- Exercise goal: Leave out the pictures and copy everything else below exactly.

- Given material:

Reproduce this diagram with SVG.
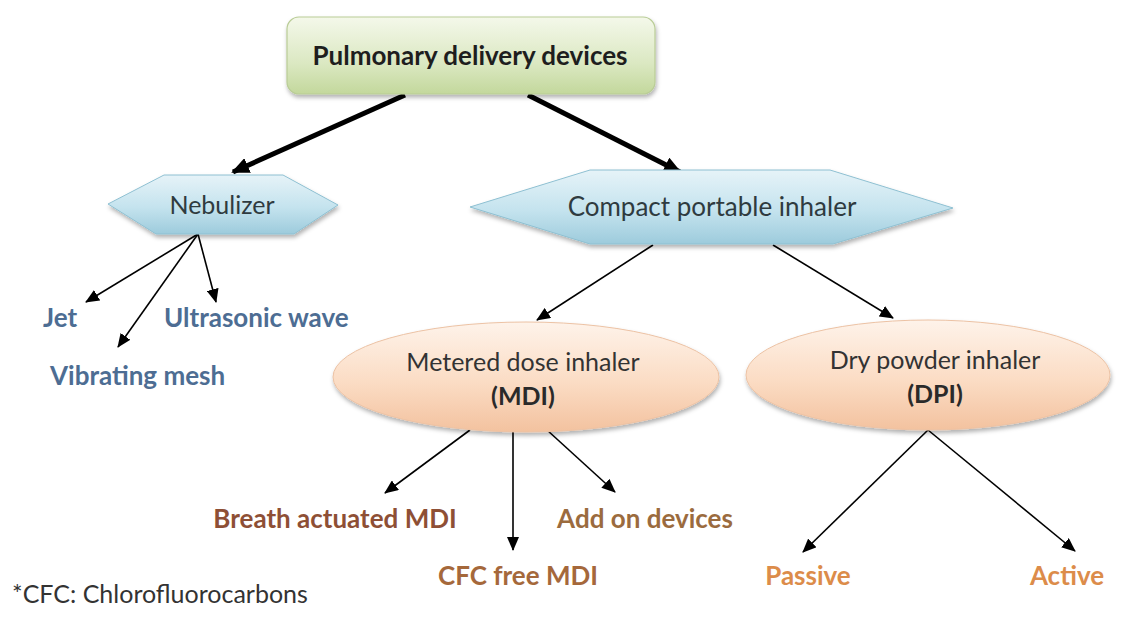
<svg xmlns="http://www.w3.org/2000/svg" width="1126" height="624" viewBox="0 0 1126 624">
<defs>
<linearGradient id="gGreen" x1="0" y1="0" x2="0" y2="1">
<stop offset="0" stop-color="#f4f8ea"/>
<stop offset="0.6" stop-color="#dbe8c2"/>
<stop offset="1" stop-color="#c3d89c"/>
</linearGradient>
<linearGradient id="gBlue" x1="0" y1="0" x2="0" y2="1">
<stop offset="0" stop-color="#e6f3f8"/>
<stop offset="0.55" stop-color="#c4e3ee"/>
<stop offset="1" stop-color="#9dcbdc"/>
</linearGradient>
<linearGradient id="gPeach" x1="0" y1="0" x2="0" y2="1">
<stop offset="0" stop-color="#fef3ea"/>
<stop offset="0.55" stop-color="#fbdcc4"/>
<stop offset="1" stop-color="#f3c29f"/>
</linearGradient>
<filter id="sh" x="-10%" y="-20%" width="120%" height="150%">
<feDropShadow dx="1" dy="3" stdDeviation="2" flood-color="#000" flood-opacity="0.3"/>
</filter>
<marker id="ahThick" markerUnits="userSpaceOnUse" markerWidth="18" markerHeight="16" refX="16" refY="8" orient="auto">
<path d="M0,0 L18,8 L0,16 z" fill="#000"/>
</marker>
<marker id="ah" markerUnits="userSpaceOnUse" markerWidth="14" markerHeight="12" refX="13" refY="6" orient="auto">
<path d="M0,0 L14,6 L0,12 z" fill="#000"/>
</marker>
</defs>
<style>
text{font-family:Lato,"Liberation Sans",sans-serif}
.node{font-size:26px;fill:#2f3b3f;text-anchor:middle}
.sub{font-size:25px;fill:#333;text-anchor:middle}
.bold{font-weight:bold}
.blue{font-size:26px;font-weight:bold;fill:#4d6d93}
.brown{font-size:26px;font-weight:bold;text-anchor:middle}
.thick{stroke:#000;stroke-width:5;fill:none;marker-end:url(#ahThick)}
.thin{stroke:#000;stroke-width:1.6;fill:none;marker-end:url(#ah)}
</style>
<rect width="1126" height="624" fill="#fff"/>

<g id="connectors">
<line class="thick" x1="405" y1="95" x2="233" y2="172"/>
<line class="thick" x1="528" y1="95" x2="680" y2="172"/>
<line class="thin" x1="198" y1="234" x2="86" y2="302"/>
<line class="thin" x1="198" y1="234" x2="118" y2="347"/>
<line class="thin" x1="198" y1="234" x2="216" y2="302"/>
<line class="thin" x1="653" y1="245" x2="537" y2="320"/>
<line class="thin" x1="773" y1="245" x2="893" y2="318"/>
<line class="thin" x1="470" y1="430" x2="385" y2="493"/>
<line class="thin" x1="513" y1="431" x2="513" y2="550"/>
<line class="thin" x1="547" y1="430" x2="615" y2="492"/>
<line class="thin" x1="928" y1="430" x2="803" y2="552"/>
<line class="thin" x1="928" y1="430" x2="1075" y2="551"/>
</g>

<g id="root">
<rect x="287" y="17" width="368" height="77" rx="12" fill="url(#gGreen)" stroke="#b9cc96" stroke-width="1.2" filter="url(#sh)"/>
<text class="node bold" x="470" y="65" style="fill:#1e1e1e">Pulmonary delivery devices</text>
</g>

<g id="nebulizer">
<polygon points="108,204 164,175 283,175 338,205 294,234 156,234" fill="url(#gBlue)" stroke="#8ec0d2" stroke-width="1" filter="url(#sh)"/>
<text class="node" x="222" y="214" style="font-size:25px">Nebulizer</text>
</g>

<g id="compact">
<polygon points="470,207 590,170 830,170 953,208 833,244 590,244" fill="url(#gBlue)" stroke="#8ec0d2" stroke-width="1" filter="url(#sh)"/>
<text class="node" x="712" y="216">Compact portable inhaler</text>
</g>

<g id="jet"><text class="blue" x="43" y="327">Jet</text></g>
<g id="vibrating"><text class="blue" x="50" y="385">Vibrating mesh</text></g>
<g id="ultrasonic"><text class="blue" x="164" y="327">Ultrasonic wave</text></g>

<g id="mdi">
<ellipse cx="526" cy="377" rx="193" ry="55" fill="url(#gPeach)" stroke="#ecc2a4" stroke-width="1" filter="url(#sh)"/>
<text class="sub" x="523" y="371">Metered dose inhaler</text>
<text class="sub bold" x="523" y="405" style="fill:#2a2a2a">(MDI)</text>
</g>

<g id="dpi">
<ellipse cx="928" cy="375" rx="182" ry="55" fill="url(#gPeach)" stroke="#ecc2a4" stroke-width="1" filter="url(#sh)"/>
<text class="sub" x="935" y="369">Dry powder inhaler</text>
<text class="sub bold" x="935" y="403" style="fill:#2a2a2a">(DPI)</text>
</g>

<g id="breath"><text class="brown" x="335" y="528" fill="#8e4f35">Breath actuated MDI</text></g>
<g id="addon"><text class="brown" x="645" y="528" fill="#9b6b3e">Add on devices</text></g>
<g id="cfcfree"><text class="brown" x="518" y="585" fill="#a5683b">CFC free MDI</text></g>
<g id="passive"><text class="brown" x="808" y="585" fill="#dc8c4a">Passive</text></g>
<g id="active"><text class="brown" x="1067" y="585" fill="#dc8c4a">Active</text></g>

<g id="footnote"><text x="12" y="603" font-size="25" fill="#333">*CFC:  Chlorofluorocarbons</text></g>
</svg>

- Solution to the problem:
Reproduce this diagram with SVG.
<svg xmlns="http://www.w3.org/2000/svg" width="1126" height="624" viewBox="0 0 1126 624">
<defs>
<linearGradient id="gGreen" x1="0" y1="0" x2="0" y2="1">
<stop offset="0" stop-color="#f4f8ea"/>
<stop offset="0.6" stop-color="#dbe8c2"/>
<stop offset="1" stop-color="#c3d89c"/>
</linearGradient>
<linearGradient id="gBlue" x1="0" y1="0" x2="0" y2="1">
<stop offset="0" stop-color="#e6f3f8"/>
<stop offset="0.55" stop-color="#c4e3ee"/>
<stop offset="1" stop-color="#9dcbdc"/>
</linearGradient>
<linearGradient id="gPeach" x1="0" y1="0" x2="0" y2="1">
<stop offset="0" stop-color="#fef3ea"/>
<stop offset="0.55" stop-color="#fbdcc4"/>
<stop offset="1" stop-color="#f3c29f"/>
</linearGradient>
<filter id="sh" x="-10%" y="-20%" width="120%" height="150%">
<feDropShadow dx="1" dy="3" stdDeviation="2" flood-color="#000" flood-opacity="0.3"/>
</filter>
<marker id="ahThick" markerUnits="userSpaceOnUse" markerWidth="18" markerHeight="16" refX="16" refY="8" orient="auto">
<path d="M0,0 L18,8 L0,16 z" fill="#000"/>
</marker>
<marker id="ah" markerUnits="userSpaceOnUse" markerWidth="14" markerHeight="12" refX="13" refY="6" orient="auto">
<path d="M0,0 L14,6 L0,12 z" fill="#000"/>
</marker>
</defs>
<style>
text{font-family:Lato,"Liberation Sans",sans-serif}
.node{font-size:26px;fill:#2f3b3f;text-anchor:middle}
.sub{font-size:25px;fill:#333;text-anchor:middle}
.bold{font-weight:bold}
.blue{font-size:26px;font-weight:bold;fill:#4d6d93}
.brown{font-size:26px;font-weight:bold;text-anchor:middle}
.thick{stroke:#000;stroke-width:5;fill:none;marker-end:url(#ahThick)}
.thin{stroke:#000;stroke-width:1.6;fill:none;marker-end:url(#ah)}
</style>
<rect width="1126" height="624" fill="#fff"/>

<g id="connectors">
<line class="thick" x1="405" y1="95" x2="233" y2="172"/>
<line class="thick" x1="528" y1="95" x2="680" y2="172"/>
<line class="thin" x1="198" y1="234" x2="86" y2="302"/>
<line class="thin" x1="198" y1="234" x2="118" y2="347"/>
<line class="thin" x1="198" y1="234" x2="216" y2="302"/>
<line class="thin" x1="653" y1="245" x2="537" y2="320"/>
<line class="thin" x1="773" y1="245" x2="893" y2="318"/>
<line class="thin" x1="470" y1="430" x2="385" y2="493"/>
<line class="thin" x1="513" y1="431" x2="513" y2="550"/>
<line class="thin" x1="547" y1="430" x2="615" y2="492"/>
<line class="thin" x1="928" y1="430" x2="803" y2="552"/>
<line class="thin" x1="928" y1="430" x2="1075" y2="551"/>
</g>

<g id="root">
<rect x="287" y="17" width="368" height="77" rx="12" fill="url(#gGreen)" stroke="#b9cc96" stroke-width="1.2" filter="url(#sh)"/>
<text class="node bold" x="470" y="65" style="fill:#1e1e1e">Pulmonary delivery devices</text>
</g>

<g id="nebulizer">
<polygon points="108,204 164,175 283,175 338,205 294,234 156,234" fill="url(#gBlue)" stroke="#8ec0d2" stroke-width="1" filter="url(#sh)"/>
<text class="node" x="222" y="214" style="font-size:25px">Nebulizer</text>
</g>

<g id="compact">
<polygon points="470,207 590,170 830,170 953,208 833,244 590,244" fill="url(#gBlue)" stroke="#8ec0d2" stroke-width="1" filter="url(#sh)"/>
<text class="node" x="712" y="216">Compact portable inhaler</text>
</g>

<g id="jet"><text class="blue" x="43" y="327">Jet</text></g>
<g id="vibrating"><text class="blue" x="50" y="385">Vibrating mesh</text></g>
<g id="ultrasonic"><text class="blue" x="164" y="327">Ultrasonic wave</text></g>

<g id="mdi">
<ellipse cx="526" cy="377" rx="193" ry="55" fill="url(#gPeach)" stroke="#ecc2a4" stroke-width="1" filter="url(#sh)"/>
<text class="sub" x="523" y="371">Metered dose inhaler</text>
<text class="sub bold" x="523" y="405" style="fill:#2a2a2a">(MDI)</text>
</g>

<g id="dpi">
<ellipse cx="928" cy="375" rx="182" ry="55" fill="url(#gPeach)" stroke="#ecc2a4" stroke-width="1" filter="url(#sh)"/>
<text class="sub" x="935" y="369">Dry powder inhaler</text>
<text class="sub bold" x="935" y="403" style="fill:#2a2a2a">(DPI)</text>
</g>

<g id="breath"><text class="brown" x="335" y="528" fill="#8e4f35">Breath actuated MDI</text></g>
<g id="addon"><text class="brown" x="645" y="528" fill="#9b6b3e">Add on devices</text></g>
<g id="cfcfree"><text class="brown" x="518" y="585" fill="#a5683b">CFC free MDI</text></g>
<g id="passive"><text class="brown" x="808" y="585" fill="#dc8c4a">Passive</text></g>
<g id="active"><text class="brown" x="1067" y="585" fill="#dc8c4a">Active</text></g>

<g id="footnote"><text x="12" y="603" font-size="25" fill="#333">*CFC:  Chlorofluorocarbons</text></g>
</svg>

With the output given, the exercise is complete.